Reproduce all of the data below without alteration; exclude every picture.

═════ SOURCE EXCERPT

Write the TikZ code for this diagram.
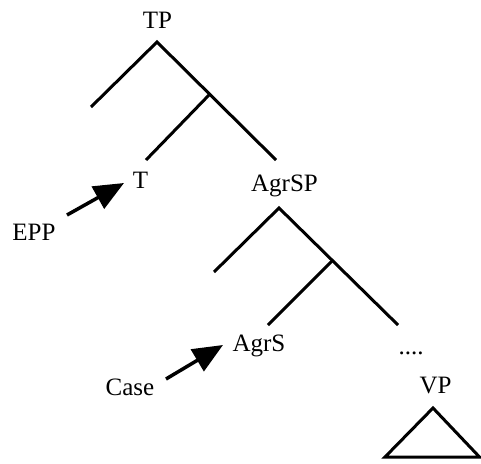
\documentclass[tikz,border=0pt]{standalone}
\usepackage{fontspec}
\setmainfont{Liberation Serif}
\usetikzlibrary{arrows.meta}
\begin{document}
\begin{tikzpicture}[x=1pt,y=-1pt,
  lbl/.style={anchor=base,inner sep=0pt,font=\fontsize{25}{30}\selectfont},
  branch/.style={line width=3pt,line join=miter},
  feat/.style={line width=3.5pt,-{Triangle[length=30pt,width=25pt]}}]
\useasboundingbox (0,0) rectangle (481,463);
% labels
\node[lbl] (TP) at (157.5,28) {TP};
\node[lbl] (T) at (140.5,188) {T};
\node[lbl] (AgrSP) at (284.5,191.5) {AgrSP};
\node[lbl] (EPP) at (34,240) {EPP};
\node[lbl] (AgrS) at (259,351.5) {AgrS};
\node[lbl] (Case) at (130,395) {Case};
\node[lbl] (dots) at (411,354) {....};
\node[lbl] (VP) at (435.5,393) {VP};
% tree points
\coordinate (a1) at (157,42);
\coordinate (l1) at (91,107);
\coordinate (b1) at (209,95);
\coordinate (r1) at (276,160);
\coordinate (t1) at (146,160);
\coordinate (a2) at (279,208);
\coordinate (l2) at (214,272);
\coordinate (b2) at (332,261);
\coordinate (r2) at (398,325);
\coordinate (t2) at (268,325);
\coordinate (va) at (433,408);
\coordinate (vl) at (385,457);
\coordinate (vr) at (479.5,457);
% arrow points
\coordinate (e0) at (67,215);
\coordinate (e1) at (124,183);
\coordinate (c0) at (166,379);
\coordinate (c1) at (223,345);
% branches
\draw[branch] (l1) -- (a1) -- (r1);
\draw[branch] (b1) -- (t1);
\draw[branch] (l2) -- (a2) -- (r2);
\draw[branch] (b2) -- (t2);
\draw[branch] (va) -- (vr) -- (vl) -- cycle;
% feature arrows
\draw[feat] (e0) -- (e1);
\draw[feat] (c0) -- (c1);
\end{tikzpicture}
\end{document}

══════════

SOLUTION TO THIS EXERCISE -
Write the TikZ code for this diagram.
\documentclass[tikz,border=0pt]{standalone}
\usepackage{fontspec}
\setmainfont{Liberation Serif}
\usetikzlibrary{arrows.meta}
\begin{document}
\begin{tikzpicture}[x=1pt,y=-1pt,
  lbl/.style={anchor=base,inner sep=0pt,font=\fontsize{25}{30}\selectfont},
  branch/.style={line width=3pt,line join=miter},
  feat/.style={line width=3.5pt,-{Triangle[length=30pt,width=25pt]}}]
\useasboundingbox (0,0) rectangle (481,463);
% labels
\node[lbl] (TP) at (157.5,28) {TP};
\node[lbl] (T) at (140.5,188) {T};
\node[lbl] (AgrSP) at (284.5,191.5) {AgrSP};
\node[lbl] (EPP) at (34,240) {EPP};
\node[lbl] (AgrS) at (259,351.5) {AgrS};
\node[lbl] (Case) at (130,395) {Case};
\node[lbl] (dots) at (411,354) {....};
\node[lbl] (VP) at (435.5,393) {VP};
% tree points
\coordinate (a1) at (157,42);
\coordinate (l1) at (91,107);
\coordinate (b1) at (209,95);
\coordinate (r1) at (276,160);
\coordinate (t1) at (146,160);
\coordinate (a2) at (279,208);
\coordinate (l2) at (214,272);
\coordinate (b2) at (332,261);
\coordinate (r2) at (398,325);
\coordinate (t2) at (268,325);
\coordinate (va) at (433,408);
\coordinate (vl) at (385,457);
\coordinate (vr) at (479.5,457);
% arrow points
\coordinate (e0) at (67,215);
\coordinate (e1) at (124,183);
\coordinate (c0) at (166,379);
\coordinate (c1) at (223,345);
% branches
\draw[branch] (l1) -- (a1) -- (r1);
\draw[branch] (b1) -- (t1);
\draw[branch] (l2) -- (a2) -- (r2);
\draw[branch] (b2) -- (t2);
\draw[branch] (va) -- (vr) -- (vl) -- cycle;
% feature arrows
\draw[feat] (e0) -- (e1);
\draw[feat] (c0) -- (c1);
\end{tikzpicture}
\end{document}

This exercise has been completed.